____ Supplied data

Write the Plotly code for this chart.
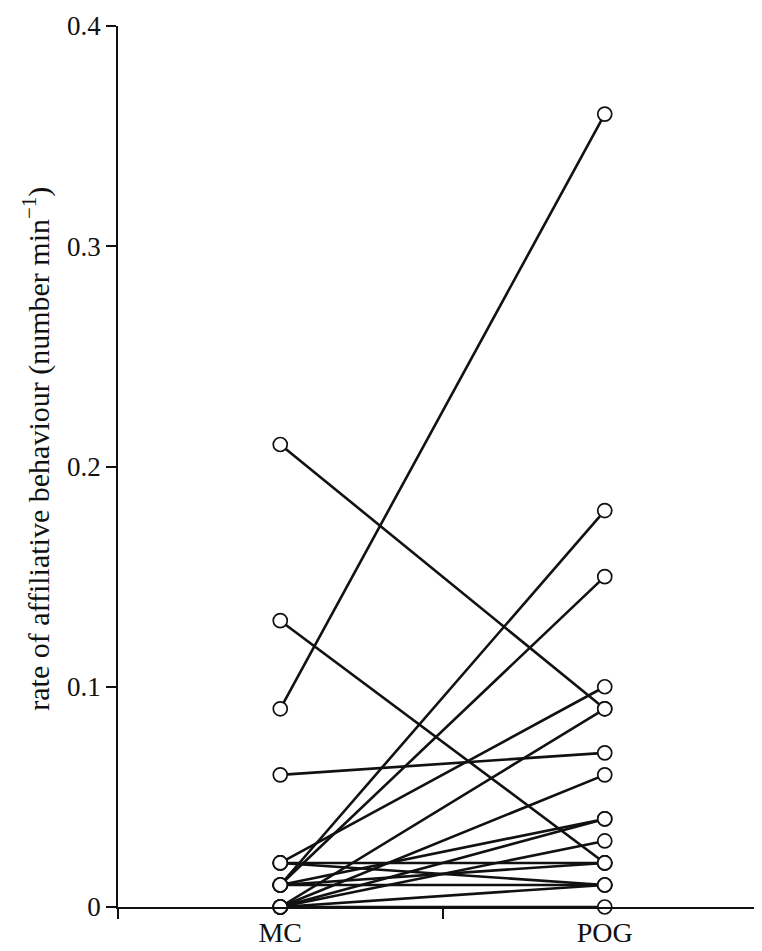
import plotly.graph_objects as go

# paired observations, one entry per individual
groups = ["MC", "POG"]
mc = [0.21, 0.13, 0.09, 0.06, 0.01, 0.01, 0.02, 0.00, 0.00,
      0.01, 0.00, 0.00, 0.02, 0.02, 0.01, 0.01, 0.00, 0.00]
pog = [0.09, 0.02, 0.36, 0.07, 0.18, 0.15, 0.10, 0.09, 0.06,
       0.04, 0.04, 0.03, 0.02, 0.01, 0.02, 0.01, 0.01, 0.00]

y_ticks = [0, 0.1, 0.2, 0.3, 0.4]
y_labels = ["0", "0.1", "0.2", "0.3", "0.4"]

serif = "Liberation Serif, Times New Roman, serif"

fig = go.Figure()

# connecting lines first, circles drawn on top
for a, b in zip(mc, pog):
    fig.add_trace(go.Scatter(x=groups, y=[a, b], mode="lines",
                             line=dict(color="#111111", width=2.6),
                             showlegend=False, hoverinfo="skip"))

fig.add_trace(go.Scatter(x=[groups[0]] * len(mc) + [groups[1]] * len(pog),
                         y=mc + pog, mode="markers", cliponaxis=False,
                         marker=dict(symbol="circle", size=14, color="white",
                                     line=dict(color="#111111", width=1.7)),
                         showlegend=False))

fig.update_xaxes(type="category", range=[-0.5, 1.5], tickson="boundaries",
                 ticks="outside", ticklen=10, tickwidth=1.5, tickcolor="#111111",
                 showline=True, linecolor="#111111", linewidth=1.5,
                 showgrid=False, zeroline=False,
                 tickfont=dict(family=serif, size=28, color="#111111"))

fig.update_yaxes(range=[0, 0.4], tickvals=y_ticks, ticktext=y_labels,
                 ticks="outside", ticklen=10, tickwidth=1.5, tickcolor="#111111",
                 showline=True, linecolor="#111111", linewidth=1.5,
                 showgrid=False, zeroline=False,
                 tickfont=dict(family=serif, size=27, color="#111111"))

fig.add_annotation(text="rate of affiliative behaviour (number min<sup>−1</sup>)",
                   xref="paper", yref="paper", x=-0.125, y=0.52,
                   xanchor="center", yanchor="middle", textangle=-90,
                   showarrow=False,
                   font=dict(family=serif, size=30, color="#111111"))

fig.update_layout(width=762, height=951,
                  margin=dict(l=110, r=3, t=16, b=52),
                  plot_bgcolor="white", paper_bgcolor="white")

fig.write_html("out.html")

________

# [Work required]
Extract every line of the data exactly; pictures stay out.

# [Task response]
Write the Plotly code for this chart.
import plotly.graph_objects as go

# paired observations, one entry per individual
groups = ["MC", "POG"]
mc = [0.21, 0.13, 0.09, 0.06, 0.01, 0.01, 0.02, 0.00, 0.00,
      0.01, 0.00, 0.00, 0.02, 0.02, 0.01, 0.01, 0.00, 0.00]
pog = [0.09, 0.02, 0.36, 0.07, 0.18, 0.15, 0.10, 0.09, 0.06,
       0.04, 0.04, 0.03, 0.02, 0.01, 0.02, 0.01, 0.01, 0.00]

y_ticks = [0, 0.1, 0.2, 0.3, 0.4]
y_labels = ["0", "0.1", "0.2", "0.3", "0.4"]

serif = "Liberation Serif, Times New Roman, serif"

fig = go.Figure()

# connecting lines first, circles drawn on top
for a, b in zip(mc, pog):
    fig.add_trace(go.Scatter(x=groups, y=[a, b], mode="lines",
                             line=dict(color="#111111", width=2.6),
                             showlegend=False, hoverinfo="skip"))

fig.add_trace(go.Scatter(x=[groups[0]] * len(mc) + [groups[1]] * len(pog),
                         y=mc + pog, mode="markers", cliponaxis=False,
                         marker=dict(symbol="circle", size=14, color="white",
                                     line=dict(color="#111111", width=1.7)),
                         showlegend=False))

fig.update_xaxes(type="category", range=[-0.5, 1.5], tickson="boundaries",
                 ticks="outside", ticklen=10, tickwidth=1.5, tickcolor="#111111",
                 showline=True, linecolor="#111111", linewidth=1.5,
                 showgrid=False, zeroline=False,
                 tickfont=dict(family=serif, size=28, color="#111111"))

fig.update_yaxes(range=[0, 0.4], tickvals=y_ticks, ticktext=y_labels,
                 ticks="outside", ticklen=10, tickwidth=1.5, tickcolor="#111111",
                 showline=True, linecolor="#111111", linewidth=1.5,
                 showgrid=False, zeroline=False,
                 tickfont=dict(family=serif, size=27, color="#111111"))

fig.add_annotation(text="rate of affiliative behaviour (number min<sup>−1</sup>)",
                   xref="paper", yref="paper", x=-0.125, y=0.52,
                   xanchor="center", yanchor="middle", textangle=-90,
                   showarrow=False,
                   font=dict(family=serif, size=30, color="#111111"))

fig.update_layout(width=762, height=951,
                  margin=dict(l=110, r=3, t=16, b=52),
                  plot_bgcolor="white", paper_bgcolor="white")

fig.write_html("out.html")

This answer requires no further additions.